Il est mortellement passif ; il ne cède ni ne résine ; il attend la fin du cauchemar, pendant lequel il n'aura su que s'exclamer assez médiocrement, de temps à autre. Ses répliques sont des défaites, et l'on a constamment, comme la reine de Saba, une furieuse envie de le pincer.

(Peut-être est-il ainsi plus « vrai », c'est-à-dire plus semblable à la plupart des hommes ?

Ne vivons-nous pas un rêve assez effroyable et tout absurde, et que faisons-nous ?)

Flaubert a été comme enivré par l'accessoire aux dépens du principal. Il a subi le divertissement des décors, des contrastes, des précisions « amusantes » de détails, cueillis çà et là dans des livres peu ou mal fréquentés : donc, Antoine lui-même (mais un Antoine qui succombe), il a perdu son âme - je veux dire l'âme de son sujet, qui était la vocation de ce sujet à devenir chef-d'œuvre.

Il a manqué l'un des plus beaux drames possibles, un ouvrage du premier ordre qui demandait à être.

En ne s'inquiétant pas sur toute chose d'animer puissamment son héros, il a négligé la substance même de son thème : il n'a pas entendu l'appel à la profondeur.

De quoi s'agissait-il ? De rien de moins que de figurer ce qu'on pourrait nommer la physiologie de la tentation, toute cette mécanique essentielle dans laquelle les couleurs, les saveurs, le chaud et le froid, le silence et le bruit, le vrai et le faux, le bien et le mal jouent le rôle de forces et s'établissent en nous en forme d'antagonismes toujours imminents.

Il est clair que toute « tentation » résulte de l'action de la vue ou de l'idée de quelque chose qui éveille en nous la sensation qu'elle nous manquait.

Elle crée un besoin qui n'était pas ou qui dormait, et voici que nous sommes modifiés sur un point, sollicités dans une de nos facultés, et tout le reste de notre être est entraîné par cette partie surexcitée.

Dans Breughel, le cou du gourmand s'allonge, s'étire vers la pâtée que ses yeux fixent, que ses narines hument, et l'on pressent que toute la masse du corps va joindre la tête, qui aura joint l'objet du regard.

Dans la nature, la racine pousse vers l'humide, la sommité vers le soleil, et la plante se fait de déséquilibre en déséquilibre, de convoitise en convoitise.

L'amibe se déforme vers sa minuscule proie, obéit à ce qu'il va transsubstantifier, puis se hale à son pseudopode aventuré et s'y rassemble.

Ce mécanisme est celui de toute la nature vive ; le Diable, hélas ! est la nature même, et la tentation est la condition la plus évidente, la plus constante, la plus inéluctable de toute vie.

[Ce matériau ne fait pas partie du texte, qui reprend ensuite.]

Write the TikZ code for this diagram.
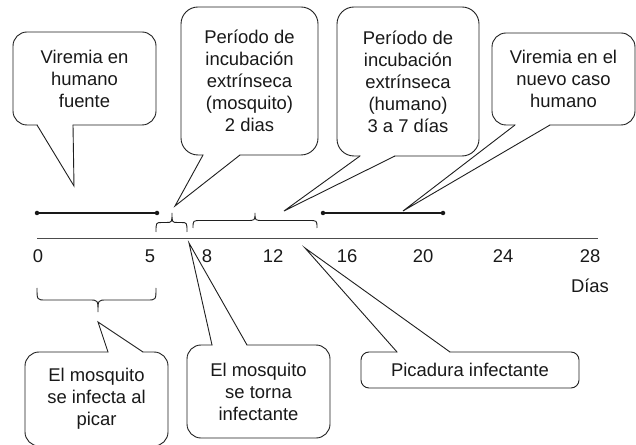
\documentclass[tikz,border=0pt]{standalone}
\usepackage{fontspec}
\setmainfont{Liberation Sans}
\newcommand\curlybr[6]{% x1 x2 xm yb yt r
  \draw[bracepath] (#1,#4) .. controls (#1,{(#4+#5)/2}) .. ({#1+#6},{(#4+#5)/2})
    -- ({#3-#6},{(#4+#5)/2}) .. controls (#3,{(#4+#5)/2}) .. (#3,#5)
    .. controls (#3,{(#4+#5)/2}) .. ({#3+#6},{(#4+#5)/2})
    -- ({#2-#6},{(#4+#5)/2}) .. controls (#2,{(#4+#5)/2}) .. (#2,#4);}
\begin{document}
\begin{tikzpicture}[x=1bp,y=-1bp,
  every node/.style={font=\fontsize{18.5}{22}\selectfont, text=black!90},
  bubble/.style={draw=black!88, line width=0.9bp, rounded corners=14bp, fill=white,
                 align=center, inner sep=0pt},
  tailline/.style={draw=black!88, line width=0.9bp, line join=miter},
  ticklab/.style={inner sep=0pt, anchor=center},
  vbar/.style={line width=1.3bp, draw=black!90},
  vdot/.style={circle, fill=black!90, inner sep=0pt, minimum size=4.5bp},
  bracepath/.style={draw=black!88, line width=0.9bp},
]
\useasboundingbox (0,0) rectangle (636,445);

% axis
\coordinate (ax0) at (37,238);
\coordinate (ax1) at (598,238);
\draw[line width=0.9bp, black!70] (ax0) -- (ax1);
\node[ticklab] (l0)  at (38,256)  {0};
\node[ticklab] (l5)  at (150,256) {5};
\node[ticklab] (l8)  at (207,256) {8};
\node[ticklab] (l12) at (273,256) {12};
\node[ticklab] (l16) at (347,256) {16};
\node[ticklab] (l20) at (423,256) {20};
\node[ticklab] (l24) at (503,256) {24};
\node[ticklab] (l28) at (590,256) {28};
\node[ticklab] (dias) at (590,286) {Días};

% viremia bars
\node[vdot] (d1a) at (37,213) {};
\node[vdot] (d1b) at (157,213) {};
\draw[vbar] (d1a.center) -- (d1b.center);
\node[vdot] (d2a) at (323,213) {};
\node[vdot] (d2b) at (443,213) {};
\draw[vbar] (d2a.center) -- (d2b.center);

% braces
\curlybr{156}{187}{172}{232}{213}{6}
\curlybr{193}{317}{255}{228}{213}{8}
\curlybr{37}{156}{98}{288}{312}{9}

% bubbles
\node[bubble, minimum width=143bp, minimum height=93bp] (b1) at (84.5,78.5)
  {Viremia en\\humano\\fuente};
\node[bubble, rounded corners=17bp, minimum width=137bp, minimum height=148bp] (b2) at (249.5,81)
  {Período de\\incubación\\extrínseca\\(mosquito)\\2 dias};
\node[bubble, rounded corners=17bp, minimum width=142bp, minimum height=149bp] (b3) at (408,81.5)
  {Período de\\incubación\\extrínseca\\(humano)\\3 a 7 días};
\node[bubble, minimum width=143bp, minimum height=92bp] (b4) at (563.5,79)
  {Viremia en el\\nuevo caso\\humano};
\node[bubble, minimum width=143bp, minimum height=94bp] (b5) at (96.5,399)
  {El mosquito\\se infecta al\\picar};
\node[bubble, minimum width=143bp, minimum height=93bp] (b6) at (258.5,391.5)
  {El mosquito\\se torna\\infectante};
\node[bubble, rounded corners=8bp, minimum width=218bp, minimum height=36bp] (b7) at (470,370)
  {Picadura infectante};

% tails (downward)
\coordinate (t1) at (74,186);
\fill[white] (37.5,121) -- (37.5,125) -- (t1) -- (72.5,125) -- (72.5,121) -- cycle;
\draw[tailline] (37,125) -- (t1) -- (73,125);

\coordinate (t2) at (175,206);
\fill[white] (203.5,151) -- (203.5,155) -- (t2) -- (239.5,155) -- (239.5,151) -- cycle;
\draw[tailline] (203,155) -- (t2) -- (240,155);

\coordinate (t3) at (284,211);
\fill[white] (360.5,152) -- (360.5,156) -- (t3) -- (394.5,156) -- (394.5,152) -- cycle;
\draw[tailline] (360,156) -- (t3) -- (395,156);

\coordinate (t4) at (403,211);
\fill[white] (515.5,121) -- (515.5,125) -- (t4) -- (549.5,125) -- (549.5,121) -- cycle;
\draw[tailline] (515,125) -- (t4) -- (550,125);

% tails (upward)
\coordinate (t5) at (98,322);
\fill[white] (108.5,356) -- (108.5,352) -- (t5) -- (142.5,352) -- (142.5,356) -- cycle;
\draw[tailline] (108,352) -- (t5) -- (143,352);

\coordinate (t6) at (189,243);
\fill[white] (212.5,349) -- (212.5,345) -- (t6) -- (246.5,345) -- (246.5,349) -- cycle;
\draw[tailline] (212,345) -- (t6) -- (247,345);

\coordinate (t7) at (305,248);
\fill[white] (397.5,356) -- (397.5,352) -- (t7) -- (449.5,352) -- (449.5,356) -- cycle;
\draw[tailline] (397,352) -- (t7) -- (450,352);
\end{tikzpicture}
\end{document}
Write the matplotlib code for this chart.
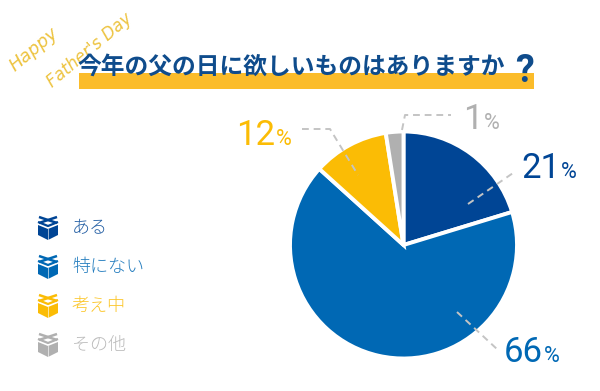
import matplotlib
matplotlib.use("Agg")
import matplotlib.pyplot as plt
from matplotlib.patches import Polygon, Rectangle

plt.rcParams['font.family'] = ['Noto Sans CJK JP', 'DejaVu Sans']

categories = ["ある", "特にない", "考え中", "その他"]
shares = [20.3, 66.4, 10.8, 2.5]      # wedge sizes as measured in the picture
labels = ["21", "66", "12", "1"]      # percentages as printed
colors = ["#004595", "#0068B4", "#FBBC05", "#B0B0B0"]
title = "今年の父の日に欲しいものはありますか"

W, H = 600, 391
fig = plt.figure(figsize=(W/100, H/100), dpi=100)

# Pie
cx, cy, r = 403.5, 245, 113.5
axp = fig.add_axes([(cx-r)/W, 1-(cy+r)/H, 2*r/W, 2*r/H])
axp.pie(shares, colors=colors, startangle=90, counterclock=False, radius=1,
        wedgeprops=dict(edgecolor="white", linewidth=2.8))
axp.set_xlim(-1, 1); axp.set_ylim(-1, 1); axp.set_aspect("equal")
axp.axis("off")

# Overlay in pixel coordinates
ax = fig.add_axes([0, 0, 1, 1], zorder=5)
ax.set_xlim(0, W); ax.set_ylim(H, 0); ax.axis("off")

# Title band and title
ax.add_patch(Rectangle((79, 73), 455, 15.5, color="#FBBC2A", lw=0, zorder=1))
ax.text(77, 66.5, title, fontsize=17.1, fontweight="bold", color="#0F4C8C",
        va="center", ha="left", zorder=2)
ax.text(525, 81.5, "?", fontsize=27, fontweight="bold", color="#0F4C8C",
        family="Roboto", va="baseline", ha="center", zorder=2)

# Decorative script
ax.text(34, 50, "Happy", fontsize=13, style="italic", color="#EDC33F", family="DejaVu Sans",
        rotation=40, ha="center", va="center", fontweight="extra bold" if False else "normal")
ax.text(90, 50, "Father's Day", fontsize=12, style="italic", color="#EDC33F", family="DejaVu Sans",
        rotation=40, ha="center", va="center", zorder=0)

# Legend: gift-box icons and labels
ys = [228, 267, 306, 345]
for y, c, name in zip(ys, colors, categories):
    x0 = 48
    # box
    ax.add_patch(Polygon([(x0-10, y-3), (x0, y+1), (x0+10, y-3), (x0+10, y+7), (x0, y+12), (x0-10, y+7)],
                         closed=True, color=c, lw=0))
    ax.plot([x0, x0], [y+1, y+11], color="white", lw=0.7, alpha=.6)
    # lid band (white gap) and bow
    ax.plot([x0-10, x0, x0+10], [y-6, y-2, y-6], color=c, lw=1.6, solid_capstyle="butt")
    ax.plot([x0-9, x0+9], [y-11, y-5], color=c, lw=1.8, solid_capstyle="butt")
    ax.plot([x0-9, x0+9], [y-5, y-11], color=c, lw=1.8, solid_capstyle="butt")
    ax.text(72, y, name, fontsize=13, color=c, va="center", ha="left",
            fontweight="light", alpha=.85)

# Leader lines
lead = "#C4C4C4"
dash = dict(color=lead, lw=1.4, ls=(0, (3.5, 2.5)), zorder=3)
ax.plot([468, 516], [204, 171], **dash)
ax.plot([457, 498], [312, 350], **dash)
ax.plot([302, 330, 358], [129, 129, 175], **dash)
ax.plot([402, 405, 451], [130, 115, 115], **dash)

# Value labels
def value(x, y, num, c, size=25, psize=15.5):
    t = ax.text(x, y, num, fontsize=size, color=c, fontweight="normal", family="Roboto",
                va="baseline", ha="left")
    bb = t.get_window_extent(fig.canvas.get_renderer())
    ax.text(bb.x1 + 1, y, "%", fontsize=psize, color=c, family="Roboto", va="baseline", ha="left")

value(236, 145, labels[2], colors[2])
value(463, 129, labels[3], colors[3])
value(521, 178, labels[0], colors[0])
value(504, 362, labels[1], colors[1])

fig.savefig("out.png", dpi=100)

Vivre est à chaque instant manquer de quelque chose - se modifier pour l'atteindre - et, par là, tendre à se replacer dans l'état de manquer de quelque chose.

Nous vivons de l'instable, par l'instable, dans l'instable :

c'est toute l'affaire de la Sensibilité, qui est le ressort diabolique de la vie des êtres organisés.

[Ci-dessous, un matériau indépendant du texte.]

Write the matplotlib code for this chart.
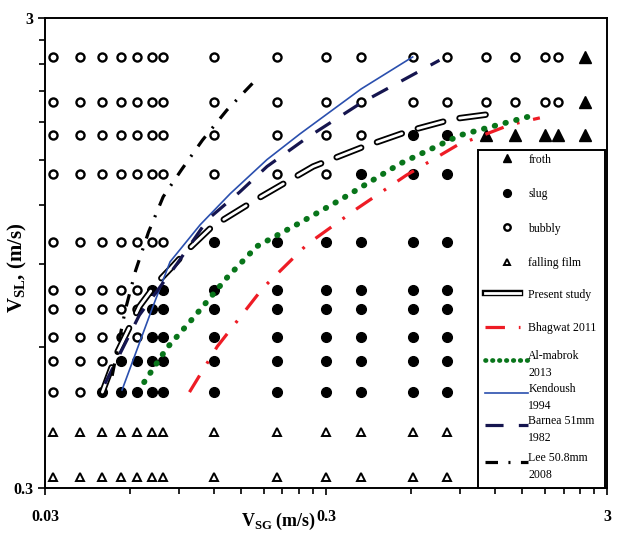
import matplotlib
matplotlib.use('Agg')
matplotlib.rcParams.update({
	"font.family": "Liberation Serif",
	"mathtext.fontset": "custom",
	"mathtext.rm": "Liberation Serif",
	"mathtext.bf": "Liberation Serif:bold",
	"lines.scale_dashes": False,
})
from matplotlib import pyplot as plt
from matplotlib import ticker as tkr
from matplotlib import patheffects as pe
from matplotlib.patches import Rectangle

# experimental grid: gas superficial velocity columns, liquid superficial velocity rows
vsg_cols = [0.032, 0.04, 0.048, 0.056, 0.064, 0.072, 0.079, 0.12, 0.20, 0.30,
	0.40, 0.61, 0.81, 1.11, 1.41, 1.81, 2.0, 2.5]
vsl_rows = [2.48, 1.99, 1.69, 1.40, 1.00, 0.79, 0.72, 0.63, 0.56, 0.48, 0.395, 0.317]
# o bubbly, s slug, f froth, t falling film, . no point
regime_rows = [
	"ooooooooooooooooof",
	"ooooooooooooooooof",
	"ooooooooooossfffff",
	"oooooooooosss.....",
	"ooooooossssss.....",
	"ooooossssssss.....",
	"ooooossssssss.....",
	"ooooossssssss.....",
	"ooossssssssss.....",
	"oosssssssssss.....",
	"ttttttttttttt.....",
	"ttttttttttttt.....",
]

# transition boundaries
present_vsg = [0.048, 0.054, 0.060, 0.065, 0.075, 0.084, 0.096, 0.118, 0.168, 0.27, 0.40, 0.60, 0.85, 1.12]
present_vsl = [0.48, 0.58, 0.66, 0.73, 0.82, 0.88, 0.96, 1.08, 1.23, 1.45, 1.59, 1.73, 1.83, 1.87]
bhagwat_vsg = [0.098, 0.123, 0.179, 0.257, 0.387, 0.58, 0.88, 1.36, 1.73]
bhagwat_vsl = [0.48, 0.60, 0.80, 0.99, 1.18, 1.39, 1.61, 1.78, 1.84]
almabrok_vsg = [0.0676, 0.0815, 0.101, 0.133, 0.170, 0.242, 0.336, 0.55, 0.90, 1.57]
almabrok_vsl = [0.504, 0.596, 0.69, 0.84, 0.98, 1.10, 1.23, 1.47, 1.69, 1.85]
kendoush_vsg = [0.0564, 0.072, 0.0836, 0.107, 0.137, 0.185, 0.242, 0.40, 0.61]
kendoush_vsl = [0.485, 0.72, 0.909, 1.09, 1.27, 1.50, 1.70, 2.12, 2.48]
barnea_vsg = [0.049, 0.0555, 0.065, 0.0885, 0.114, 0.148, 0.185, 0.257, 0.40, 0.76]
barnea_vsl = [0.50, 0.58, 0.70, 0.90, 1.12, 1.28, 1.45, 1.67, 1.98, 2.44]
lee_vsg = [0.052, 0.058, 0.063, 0.070, 0.079, 0.092, 0.109, 0.133, 0.168]
lee_vsl = [0.52, 0.72, 0.87, 1.05, 1.25, 1.43, 1.65, 1.91, 2.21]

regime_names = {'f': 'froth', 's': 'slug', 'o': 'bubbly', 't': 'falling film'}
marker_styles = {
	'f': dict(marker='^', ms=8, mfc='k', mec='k', mew=1.0),
	's': dict(marker='o', ms=7, mfc='k', mec='k', mew=1.0),
	'o': dict(marker='o', ms=5.8, mfc='white', mec='k', mew=1.7),
	't': dict(marker='^', ms=6, mfc='white', mec='k', mew=1.4),
}
line_styles = {
	'Present study': dict(color='white', lw=2.0, dashes=(19, 12), dash_capstyle='round',
		path_effects=[pe.Stroke(linewidth=4.6, foreground='black'), pe.Normal()]),
	'Bhagwat 2011': dict(color='#ee1c25', lw=2.3, dashes=(14, 10, 2, 10)),
	'Al-mabrok\n2013': dict(color='#08751a', lw=4.2, dashes=(0.4, 7.6), dash_capstyle='round'),
	'Kendoush\n1994': dict(color='#2a4fae', lw=1.2),
	'Barnea 51mm\n1982': dict(color='#15154f', lw=2.3, dashes=(13, 11)),
	'Lee 50.8mm\n2008': dict(color='black', lw=2.3, dashes=(9, 7.5, 1.5, 7.5)),
}
curves = [
	('Present study', present_vsg, present_vsl),
	('Bhagwat 2011', bhagwat_vsg, bhagwat_vsl),
	('Al-mabrok\n2013', almabrok_vsg, almabrok_vsl),
	('Kendoush\n1994', kendoush_vsg, kendoush_vsl),
	('Barnea 51mm\n1982', barnea_vsg, barnea_vsl),
	('Lee 50.8mm\n2008', lee_vsg, lee_vsl),
]

fig = plt.figure(figsize=(6.2, 5.34), dpi=100)
ax = fig.add_axes([0.0726, 0.0861, 0.9065, 0.880])
ax.set_xscale('log')
ax.set_yscale('log')

for code in 'fsot':
	xs, ys = [], []
	for vsl, row in zip(vsl_rows, regime_rows):
		for vsg, c in zip(vsg_cols, row):
			if c == code:
				xs.append(vsg)
				ys.append(vsl)
	ax.plot(xs, ys, ls='none', zorder=2, **marker_styles[code])

for name, xs, ys in curves:
	ax.plot(xs, ys, zorder=3, **line_styles[name])

ax.set_xlim(0.03, 3)
ax.set_ylim(0.3, 3)
ax.xaxis.set_major_locator(tkr.FixedLocator([0.03, 0.3, 3]))
ax.xaxis.set_major_formatter(tkr.FixedFormatter(['0.03', '0.3', '3']))
ax.xaxis.set_minor_locator(tkr.FixedLocator([0.03 * k for k in range(2, 10)] + [0.3 * k for k in range(2, 10)]))
ax.xaxis.set_minor_formatter(tkr.NullFormatter())
ax.yaxis.set_major_locator(tkr.FixedLocator([0.3, 3]))
ax.yaxis.set_major_formatter(tkr.FixedFormatter(['0.3', '3']))
ax.yaxis.set_minor_locator(tkr.FixedLocator([0.3 * k for k in range(2, 10)]))
ax.yaxis.set_minor_formatter(tkr.NullFormatter())
ax.tick_params(which='both', direction='out', width=1.2, labelsize=11.5)
ax.tick_params(which='major', length=5)
ax.tick_params(which='minor', length=4)
ax.tick_params(axis='x', pad=10)
plt.setp(ax.get_xticklabels() + ax.get_yticklabels(), fontweight='bold')
for sp in ax.spines.values():
	sp.set_linewidth(1.4)

ax.set_xlabel(r'$\mathbf{V}_{\mathbf{SG}}$ (m/s)', fontsize=13, fontweight='bold')
ax.xaxis.set_label_coords(0.416, -0.048)
ax.set_ylabel(r'$\mathbf{V}_{\mathbf{SL}}$, (m/s)', fontsize=15, fontweight='bold')
ax.yaxis.set_label_coords(-0.028, 0.468)

# hand made legend, rows spaced evenly like the original
ax.add_patch(Rectangle((0.770, 0.0), 0.226, 0.719, transform=ax.transAxes,
	facecolor='white', edgecolor='black', lw=1.4, zorder=5, clip_on=False))
marker_rows = [('f', 0.702), ('s', 0.628), ('o', 0.555), ('t', 0.481)]
line_rows = [0.415, 0.343, 0.272, 0.202, 0.134, 0.055]
text_x = 0.860
for code, y in marker_rows:
	ax.plot([0.822], [y], transform=ax.transAxes, ls='none', zorder=6, clip_on=False,
		**dict(marker_styles[code], ms=marker_styles[code]['ms'] * 0.8))
	ax.text(text_x, y, regime_names[code], transform=ax.transAxes, fontsize=8.5,
		va='center_baseline', zorder=6)
for (name, xs, ys), y in zip(curves, line_rows):
	style = dict(line_styles[name])
	x1 = 0.845
	if name == 'Present study':
		style.pop('dashes')
	if name.startswith('Al-mabrok'):
		style['dashes'] = (0.4, 4.6)
		style['lw'] = 3.4
	if '\n' in name:
		x1 = 0.859
	ax.plot([0.783, x1], [y, y], transform=ax.transAxes, zorder=6, clip_on=False, **style)
	ax.text(text_x, y, name, transform=ax.transAxes, fontsize=8.5, linespacing=1.55,
		va='center_baseline', zorder=6)

fig.savefig('out.png', dpi=100)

Quoi de plus extraordinaire à essayer de concevoir, et que peut-il y avoir de plus « poétique » à mettre en œuvre que cette puissance irréductible qui est tout pour chacun de nous, qui coïncide exactement avec nous-mêmes, qui nous meut, qui nous parle et se parle en nous, qui se fait plaisir, douleur, besoin, dégoût, espoir, force ou faiblesse, dispose des valeurs, nous rend anges ou bêtes, selon l'heure ou le jour ?

Je songe à la variété, aux intensités, à la versatilité de notre substance sensible, à ses infinies ressources virtuelles, à ses innombrables relais, par les jeux desquels elle se divise contre elle-même, se trompe elle-même, multiplie ses formes de désir ou de refus, se fait intelligence, langage, symbolismes, qu'elle développe et combine pour en composer d'étranges mondes abstraits.

Je ne doute pas que Haubert ait eu conscience de la profondeur de son sujet ; mais on dirait qu'il a eu peur d'y plonger jusqu'à ce point où tout ce qui peut s'apprendre ne compte plus ...

Il s'est donc égaré dans trop de livres et de mythes ;

il y a perdu la pensée stratégique, je veux dire l'unité de sa composition qui ne pouvait résider que dans un Antoine dont Satan eût été l'une des âmes...

Son ouvrage demeure une diversité de moments et de morceaux ; mais il en est qui sont écrits pour toujours.

Tel qu'il et, je le regarde avec révérence, et je ne l'ouvre jamais que je n'y trouve des raisons d'admirer son auteur plus que lui.